On Wednesday, the Labor Department reported that more than half a million workers were affected by mass layoff actions in the second quarter of this year—a record high for the quarter since the data series began in 1995. Employers initiated 2,994 mass layoff events—defined as those affecting at least 50 workers at a work site. This number was also a record for the quarter. Only 38 percent of the employers said they anticipated some type of recall, the lowest proportion on record.
Among the mass layoffs announced this week:
* Kaiser Permanente, the health care giant, eliminated 1,850 jobs in California on Tuesday.
* Delta Air Lines said it will cut an unspecified number of management and administrative jobs.
* The Journal News in Westchester, New York, which is owned by Gannett, the country’s biggest newspaper chain, said it will eliminate a total of 70 jobs.
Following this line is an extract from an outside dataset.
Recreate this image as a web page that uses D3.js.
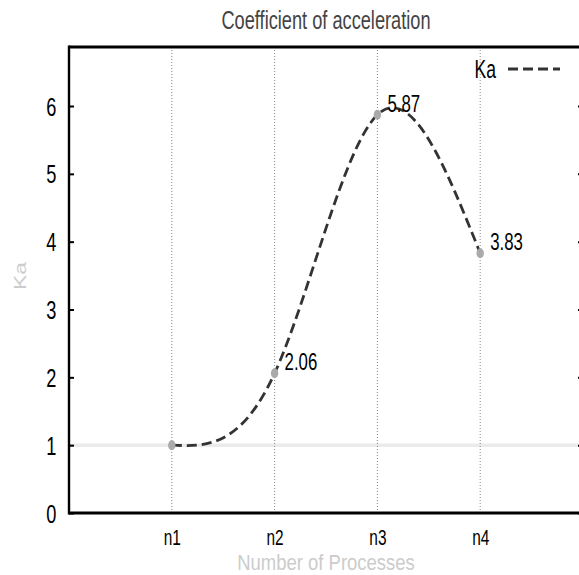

* Hawker Beechcraft, the maker of business jets, based in Wichita, Kansas, notified employees on Wednesday that layoffs and changes in employee benefits are in the works.
The jobs crisis is taking an ever greater toll on the working class. RealtyTrac, which tracks home foreclosures, reported this week that US home loans failed at a record pace in July. The company said there were 360,149 foreclosure filings in July, an increase of nearly 7 percent from the previous month and a jump of 32 percent from July 2008.
The National Association of Realtors reported that while home sales are increasing, prices on existing homes are continuing to fall and were 15.6 percent lower in the second quarter than in the same period last year. The realtor’s group said 80 percent of urban areas showed lower house prices.
Finally, sales at US retailers fell in July, reflecting the mounting impact of mass unemployment and declining wages. The negative sales report for July reversed a recent trend of small monthly increases. Economists had forecast a gain of 0.7 percent, but the Commerce Department reported Thursday that total retail sales fell by 0.1 percent.